Question 6. c) Please create two binary variables based on avemort and gini. For the former, please recode those less than or equal to 8 as “Low Mortality”, otherwise “High Mortality.” For the latter, those less than or equal to 0.4 should be coded as “Equal”, otherwise, “Unequal.”

chrs <- subset(wad, select = c("avemort","gini"))
chrs$avemort = ifelse(wad$avemort <= 8, "Low Mortality", "High Mortality")
chrs$gini = ifelse(wad$gini <= 0.4, "Equal", "Unequal")

Question 6. d) How many counties have high mortality? And how many counties have “unequal” gini coefficient?

tokpa <- wad %>% 
filter(chrs$avemort=="High Mortality")
nrow(tokpa)
## [1] 52
tokpa <- wad %>% 
filter(chrs$gini=="Unequal")
nrow(tokpa)
## [1] 56

Question 6. e) Show the confidence intervals for gini coefficients when county mortality level is low and high, respectively.

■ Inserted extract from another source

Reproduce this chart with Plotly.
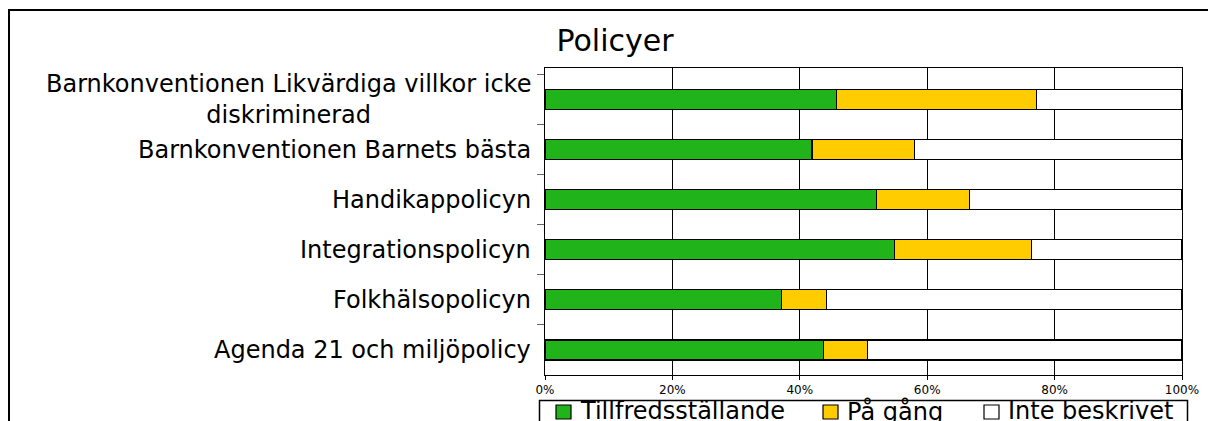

wad$avemort <- chrs$avemort
high = subset(wad, avemort == "High Mortality")
low = subset(wad, avemort == "Low Mortality")
length(high$gini)
## [1] 52
mean(high$gini)
## [1] 0.4200577
sd(high$gini)
## [1] 0.02342817
a <- 0.4200577
s <- 0.02342817
n <- 52

error <- qnorm(0.975)*s/sqrt(n)
leftn <- a-error
rightn <- a+error
print(c(leftn,rightn))
## [1] 0.4136900 0.4264254
length(low$gini)
## [1] 15
mean(low$gini)
## [1] 0.4218
sd(low$gini)
## [1] 0.02341612
a <- 0.4218
s <- 0.02341612
n <- 15

error <- qnorm(0.975)*s/sqrt(n)
leftn <- a-error
rightn <- a+error
print(c(leftn,rightn))
## [1] 0.40995 0.43365

Question 6, e) (i) Do these confidence intervals overlap? (4 points)

Yes the CI intervals overlaps based on the results obtained.

Question 6. e) (ii) Interpret the confidence intervals from e).

The CI intervals for the gini coefficient for the counties with high mortality and counties with low mortality mean that we are 95% confident that the true mean lie between 0.40995 and 0.43365, and 0.41369 and 0.4264254 respectively.

Question 6. e) iii) What conclusion(s) can you draw with regard to the county’s mortality levels and gini coefficients?

Based on the mortality levels and the gini coefficient i can conclude that there is a significant or adequate relationship between gini coefficient which measures income inequality and mortality.